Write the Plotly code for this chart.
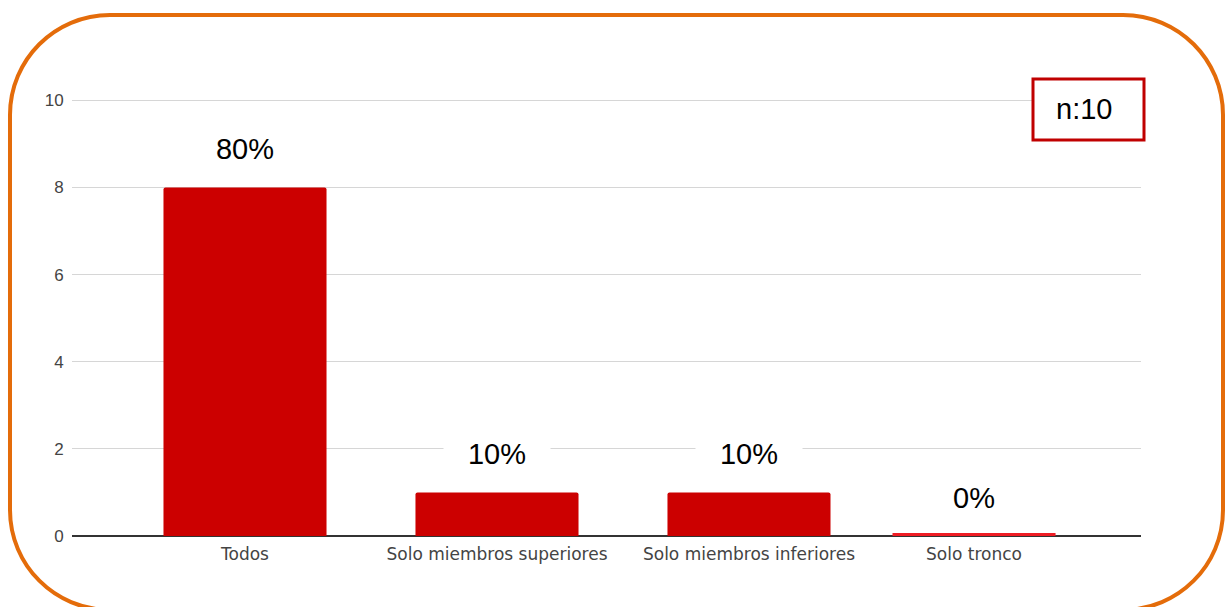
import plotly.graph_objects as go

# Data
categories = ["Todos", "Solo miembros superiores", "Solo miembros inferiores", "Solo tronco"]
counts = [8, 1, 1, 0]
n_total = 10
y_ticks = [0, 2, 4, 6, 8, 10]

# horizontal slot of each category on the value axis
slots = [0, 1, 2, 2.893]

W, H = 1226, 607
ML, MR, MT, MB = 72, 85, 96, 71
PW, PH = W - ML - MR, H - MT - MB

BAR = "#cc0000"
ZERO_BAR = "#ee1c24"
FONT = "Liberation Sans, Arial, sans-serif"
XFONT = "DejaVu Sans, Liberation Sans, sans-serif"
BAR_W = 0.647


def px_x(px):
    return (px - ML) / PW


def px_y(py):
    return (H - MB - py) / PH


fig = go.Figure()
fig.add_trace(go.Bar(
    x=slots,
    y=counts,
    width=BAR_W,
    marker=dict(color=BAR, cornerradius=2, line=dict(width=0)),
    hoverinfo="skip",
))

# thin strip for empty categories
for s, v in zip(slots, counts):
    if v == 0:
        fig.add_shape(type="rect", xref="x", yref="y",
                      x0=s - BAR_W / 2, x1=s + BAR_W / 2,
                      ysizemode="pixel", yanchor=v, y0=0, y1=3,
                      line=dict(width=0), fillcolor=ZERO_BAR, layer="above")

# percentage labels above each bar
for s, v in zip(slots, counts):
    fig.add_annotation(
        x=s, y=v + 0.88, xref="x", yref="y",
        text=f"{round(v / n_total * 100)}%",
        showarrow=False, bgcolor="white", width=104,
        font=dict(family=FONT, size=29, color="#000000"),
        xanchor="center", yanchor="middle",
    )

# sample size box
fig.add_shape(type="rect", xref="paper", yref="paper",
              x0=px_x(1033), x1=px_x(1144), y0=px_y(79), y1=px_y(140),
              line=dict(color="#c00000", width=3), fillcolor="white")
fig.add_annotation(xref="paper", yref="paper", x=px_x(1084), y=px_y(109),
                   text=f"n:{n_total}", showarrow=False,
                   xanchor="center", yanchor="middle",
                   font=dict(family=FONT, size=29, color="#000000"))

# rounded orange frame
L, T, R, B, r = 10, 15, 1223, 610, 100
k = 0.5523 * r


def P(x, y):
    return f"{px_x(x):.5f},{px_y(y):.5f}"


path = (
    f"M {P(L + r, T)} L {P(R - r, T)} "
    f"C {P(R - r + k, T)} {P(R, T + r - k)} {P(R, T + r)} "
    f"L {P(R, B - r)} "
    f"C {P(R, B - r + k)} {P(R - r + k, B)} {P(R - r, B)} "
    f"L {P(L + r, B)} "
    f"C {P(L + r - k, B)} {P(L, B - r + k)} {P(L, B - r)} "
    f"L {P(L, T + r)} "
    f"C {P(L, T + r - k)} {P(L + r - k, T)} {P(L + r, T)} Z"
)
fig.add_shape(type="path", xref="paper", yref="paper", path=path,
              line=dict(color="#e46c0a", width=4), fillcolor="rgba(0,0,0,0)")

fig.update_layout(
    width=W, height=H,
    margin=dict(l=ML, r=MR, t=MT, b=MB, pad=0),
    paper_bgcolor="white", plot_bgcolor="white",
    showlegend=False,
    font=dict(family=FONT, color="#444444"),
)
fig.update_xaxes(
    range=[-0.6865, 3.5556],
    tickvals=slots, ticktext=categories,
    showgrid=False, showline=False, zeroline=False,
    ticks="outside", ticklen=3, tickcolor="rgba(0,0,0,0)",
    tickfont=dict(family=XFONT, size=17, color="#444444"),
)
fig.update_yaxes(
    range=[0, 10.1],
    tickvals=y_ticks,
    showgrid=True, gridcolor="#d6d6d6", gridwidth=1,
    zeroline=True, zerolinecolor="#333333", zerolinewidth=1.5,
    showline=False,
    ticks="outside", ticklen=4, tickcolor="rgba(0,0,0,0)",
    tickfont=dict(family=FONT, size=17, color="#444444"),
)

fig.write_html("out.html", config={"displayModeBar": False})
········
#### EXERCISE BRIEF:
With the pictures left out, transcribe the material exactly.

#### ANSWER TO THE TASK:
Write the Plotly code for this chart.
import plotly.graph_objects as go

# Data
categories = ["Todos", "Solo miembros superiores", "Solo miembros inferiores", "Solo tronco"]
counts = [8, 1, 1, 0]
n_total = 10
y_ticks = [0, 2, 4, 6, 8, 10]

# horizontal slot of each category on the value axis
slots = [0, 1, 2, 2.893]

W, H = 1226, 607
ML, MR, MT, MB = 72, 85, 96, 71
PW, PH = W - ML - MR, H - MT - MB

BAR = "#cc0000"
ZERO_BAR = "#ee1c24"
FONT = "Liberation Sans, Arial, sans-serif"
XFONT = "DejaVu Sans, Liberation Sans, sans-serif"
BAR_W = 0.647


def px_x(px):
    return (px - ML) / PW


def px_y(py):
    return (H - MB - py) / PH


fig = go.Figure()
fig.add_trace(go.Bar(
    x=slots,
    y=counts,
    width=BAR_W,
    marker=dict(color=BAR, cornerradius=2, line=dict(width=0)),
    hoverinfo="skip",
))

# thin strip for empty categories
for s, v in zip(slots, counts):
    if v == 0:
        fig.add_shape(type="rect", xref="x", yref="y",
                      x0=s - BAR_W / 2, x1=s + BAR_W / 2,
                      ysizemode="pixel", yanchor=v, y0=0, y1=3,
                      line=dict(width=0), fillcolor=ZERO_BAR, layer="above")

# percentage labels above each bar
for s, v in zip(slots, counts):
    fig.add_annotation(
        x=s, y=v + 0.88, xref="x", yref="y",
        text=f"{round(v / n_total * 100)}%",
        showarrow=False, bgcolor="white", width=104,
        font=dict(family=FONT, size=29, color="#000000"),
        xanchor="center", yanchor="middle",
    )

# sample size box
fig.add_shape(type="rect", xref="paper", yref="paper",
              x0=px_x(1033), x1=px_x(1144), y0=px_y(79), y1=px_y(140),
              line=dict(color="#c00000", width=3), fillcolor="white")
fig.add_annotation(xref="paper", yref="paper", x=px_x(1084), y=px_y(109),
                   text=f"n:{n_total}", showarrow=False,
                   xanchor="center", yanchor="middle",
                   font=dict(family=FONT, size=29, color="#000000"))

# rounded orange frame
L, T, R, B, r = 10, 15, 1223, 610, 100
k = 0.5523 * r


def P(x, y):
    return f"{px_x(x):.5f},{px_y(y):.5f}"


path = (
    f"M {P(L + r, T)} L {P(R - r, T)} "
    f"C {P(R - r + k, T)} {P(R, T + r - k)} {P(R, T + r)} "
    f"L {P(R, B - r)} "
    f"C {P(R, B - r + k)} {P(R - r + k, B)} {P(R - r, B)} "
    f"L {P(L + r, B)} "
    f"C {P(L + r - k, B)} {P(L, B - r + k)} {P(L, B - r)} "
    f"L {P(L, T + r)} "
    f"C {P(L, T + r - k)} {P(L + r - k, T)} {P(L + r, T)} Z"
)
fig.add_shape(type="path", xref="paper", yref="paper", path=path,
              line=dict(color="#e46c0a", width=4), fillcolor="rgba(0,0,0,0)")

fig.update_layout(
    width=W, height=H,
    margin=dict(l=ML, r=MR, t=MT, b=MB, pad=0),
    paper_bgcolor="white", plot_bgcolor="white",
    showlegend=False,
    font=dict(family=FONT, color="#444444"),
)
fig.update_xaxes(
    range=[-0.6865, 3.5556],
    tickvals=slots, ticktext=categories,
    showgrid=False, showline=False, zeroline=False,
    ticks="outside", ticklen=3, tickcolor="rgba(0,0,0,0)",
    tickfont=dict(family=XFONT, size=17, color="#444444"),
)
fig.update_yaxes(
    range=[0, 10.1],
    tickvals=y_ticks,
    showgrid=True, gridcolor="#d6d6d6", gridwidth=1,
    zeroline=True, zerolinecolor="#333333", zerolinewidth=1.5,
    showline=False,
    ticks="outside", ticklen=4, tickcolor="rgba(0,0,0,0)",
    tickfont=dict(family=FONT, size=17, color="#444444"),
)

fig.write_html("out.html", config={"displayModeBar": False})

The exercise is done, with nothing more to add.